Sun umbrellas were erected.  People tried to remember how to mix a Pimms, and some of the loudest jollity came from the gardens where people had forgotten and got the proportions wrong.  And Mr Addington appeared in a pair of empire-building shorts that were belted just beneath his armpits and reached nearly down to his ankles.  For months now he has been telling anybody who would listen that a second ice age is on its way and we are doomed.  Yesterday he was flagging down passers-by and telling them that global warming has now arrived and we are doomed.

Meanwhile every farmer in the vicinity has leaped aboard their biggest tractor and taken to the lanes and fields.  Most cut their hay yesterday, though some waited another 24 hours for the unprecedented sun/ breeze combo to transform lakes back into meadows.  I’m just back from walking the dogs, and the air is full of the unforgettable, primal, glorious smell of drying grass.

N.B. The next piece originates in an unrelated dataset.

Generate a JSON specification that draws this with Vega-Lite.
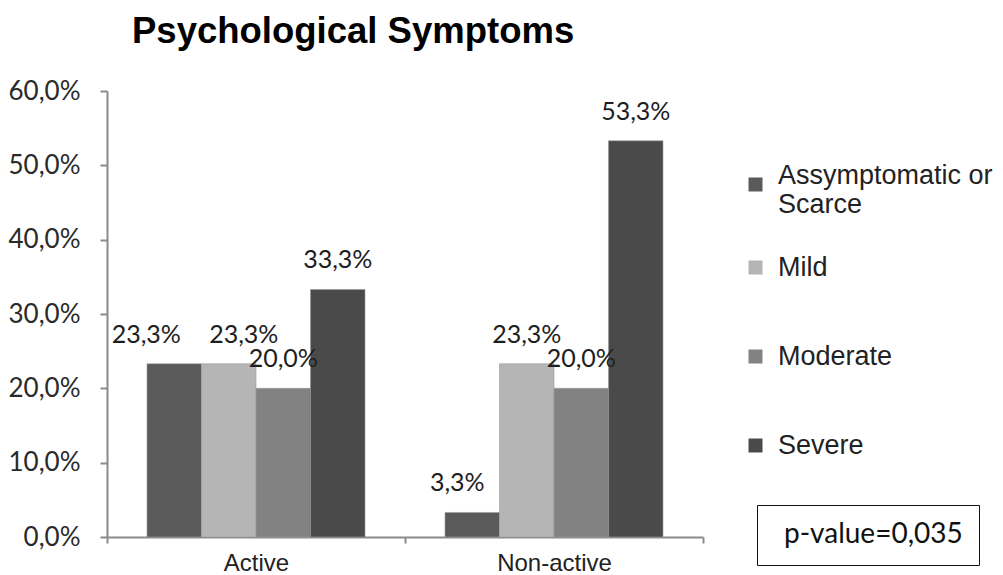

As for my animals, we have mixed reviews on the change in the weather.  The hens are thrilled, and are lying about in attitudes with their wings fanned out, sunbathing.  The sheep say it’s Too Hot and have withdrawn to the back of the field shelter.  The horses, though swaddled in fly rugs and face masks, are the centre of a buzzing mass of flies and have joined the sheep in the field shelter.  The dogs are two black lumps in the shadow of a crab apple tree, and Scarab the cat is sun-worshipping from the depths of a cat mint bed.

In fact it’s fab here right now.  Looks good, smells great, and helps me remember all over again why, despite everything, North Wiltshire can be a sort of earthly paradise.  Once the mud has dried up.